»»

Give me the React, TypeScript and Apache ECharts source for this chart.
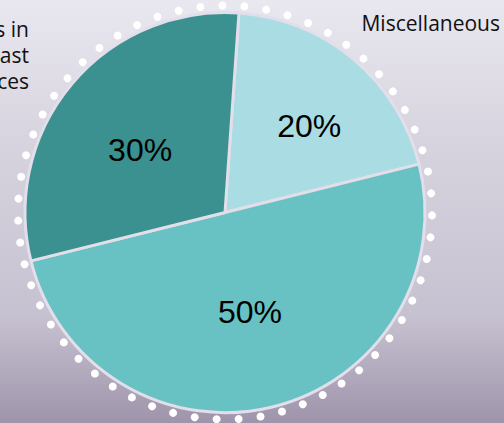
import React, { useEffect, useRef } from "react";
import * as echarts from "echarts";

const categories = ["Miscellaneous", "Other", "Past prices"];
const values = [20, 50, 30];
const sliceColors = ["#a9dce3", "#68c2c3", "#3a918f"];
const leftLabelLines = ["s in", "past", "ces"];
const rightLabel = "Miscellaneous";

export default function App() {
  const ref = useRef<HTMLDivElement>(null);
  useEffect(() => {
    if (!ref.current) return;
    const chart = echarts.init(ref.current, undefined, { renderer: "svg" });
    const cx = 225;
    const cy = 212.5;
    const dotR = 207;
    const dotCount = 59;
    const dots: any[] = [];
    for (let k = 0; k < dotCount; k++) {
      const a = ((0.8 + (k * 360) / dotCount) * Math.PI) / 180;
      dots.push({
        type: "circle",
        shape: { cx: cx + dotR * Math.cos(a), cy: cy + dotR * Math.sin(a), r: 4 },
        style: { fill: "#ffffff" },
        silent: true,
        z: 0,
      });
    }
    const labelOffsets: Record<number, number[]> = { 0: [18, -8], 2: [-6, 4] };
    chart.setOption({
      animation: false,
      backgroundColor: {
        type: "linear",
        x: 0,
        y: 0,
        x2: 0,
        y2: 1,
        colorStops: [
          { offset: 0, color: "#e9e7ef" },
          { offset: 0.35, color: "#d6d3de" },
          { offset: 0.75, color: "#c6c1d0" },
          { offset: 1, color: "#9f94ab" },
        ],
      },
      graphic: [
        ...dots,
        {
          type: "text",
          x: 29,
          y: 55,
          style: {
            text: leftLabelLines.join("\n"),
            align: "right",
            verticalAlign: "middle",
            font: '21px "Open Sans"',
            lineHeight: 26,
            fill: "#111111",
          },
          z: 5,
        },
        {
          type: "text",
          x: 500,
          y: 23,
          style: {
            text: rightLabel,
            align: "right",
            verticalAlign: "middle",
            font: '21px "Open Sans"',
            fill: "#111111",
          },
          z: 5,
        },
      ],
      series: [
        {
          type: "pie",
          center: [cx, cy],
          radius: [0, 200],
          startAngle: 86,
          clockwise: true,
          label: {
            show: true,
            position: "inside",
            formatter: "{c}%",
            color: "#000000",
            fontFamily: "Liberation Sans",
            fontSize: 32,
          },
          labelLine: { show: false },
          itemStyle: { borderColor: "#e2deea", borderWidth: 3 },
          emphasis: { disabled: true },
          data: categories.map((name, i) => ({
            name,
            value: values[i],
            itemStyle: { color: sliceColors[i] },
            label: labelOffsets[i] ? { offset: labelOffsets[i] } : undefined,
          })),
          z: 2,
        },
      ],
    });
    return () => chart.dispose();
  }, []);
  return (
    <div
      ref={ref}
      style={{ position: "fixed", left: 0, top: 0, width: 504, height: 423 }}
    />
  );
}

««

> EXERCISE REQUIREMENTS:
Omit the pictures and output all of the other material exactly.

> RESULT OF THE TASK:
Give me the React, TypeScript and Apache ECharts source for this chart.
import React, { useEffect, useRef } from "react";
import * as echarts from "echarts";

const categories = ["Miscellaneous", "Other", "Past prices"];
const values = [20, 50, 30];
const sliceColors = ["#a9dce3", "#68c2c3", "#3a918f"];
const leftLabelLines = ["s in", "past", "ces"];
const rightLabel = "Miscellaneous";

export default function App() {
  const ref = useRef<HTMLDivElement>(null);
  useEffect(() => {
    if (!ref.current) return;
    const chart = echarts.init(ref.current, undefined, { renderer: "svg" });
    const cx = 225;
    const cy = 212.5;
    const dotR = 207;
    const dotCount = 59;
    const dots: any[] = [];
    for (let k = 0; k < dotCount; k++) {
      const a = ((0.8 + (k * 360) / dotCount) * Math.PI) / 180;
      dots.push({
        type: "circle",
        shape: { cx: cx + dotR * Math.cos(a), cy: cy + dotR * Math.sin(a), r: 4 },
        style: { fill: "#ffffff" },
        silent: true,
        z: 0,
      });
    }
    const labelOffsets: Record<number, number[]> = { 0: [18, -8], 2: [-6, 4] };
    chart.setOption({
      animation: false,
      backgroundColor: {
        type: "linear",
        x: 0,
        y: 0,
        x2: 0,
        y2: 1,
        colorStops: [
          { offset: 0, color: "#e9e7ef" },
          { offset: 0.35, color: "#d6d3de" },
          { offset: 0.75, color: "#c6c1d0" },
          { offset: 1, color: "#9f94ab" },
        ],
      },
      graphic: [
        ...dots,
        {
          type: "text",
          x: 29,
          y: 55,
          style: {
            text: leftLabelLines.join("\n"),
            align: "right",
            verticalAlign: "middle",
            font: '21px "Open Sans"',
            lineHeight: 26,
            fill: "#111111",
          },
          z: 5,
        },
        {
          type: "text",
          x: 500,
          y: 23,
          style: {
            text: rightLabel,
            align: "right",
            verticalAlign: "middle",
            font: '21px "Open Sans"',
            fill: "#111111",
          },
          z: 5,
        },
      ],
      series: [
        {
          type: "pie",
          center: [cx, cy],
          radius: [0, 200],
          startAngle: 86,
          clockwise: true,
          label: {
            show: true,
            position: "inside",
            formatter: "{c}%",
            color: "#000000",
            fontFamily: "Liberation Sans",
            fontSize: 32,
          },
          labelLine: { show: false },
          itemStyle: { borderColor: "#e2deea", borderWidth: 3 },
          emphasis: { disabled: true },
          data: categories.map((name, i) => ({
            name,
            value: values[i],
            itemStyle: { color: sliceColors[i] },
            label: labelOffsets[i] ? { offset: labelOffsets[i] } : undefined,
          })),
          z: 2,
        },
      ],
    });
    return () => chart.dispose();
  }, []);
  return (
    <div
      ref={ref}
      style={{ position: "fixed", left: 0, top: 0, width: 504, height: 423 }}
    />
  );
}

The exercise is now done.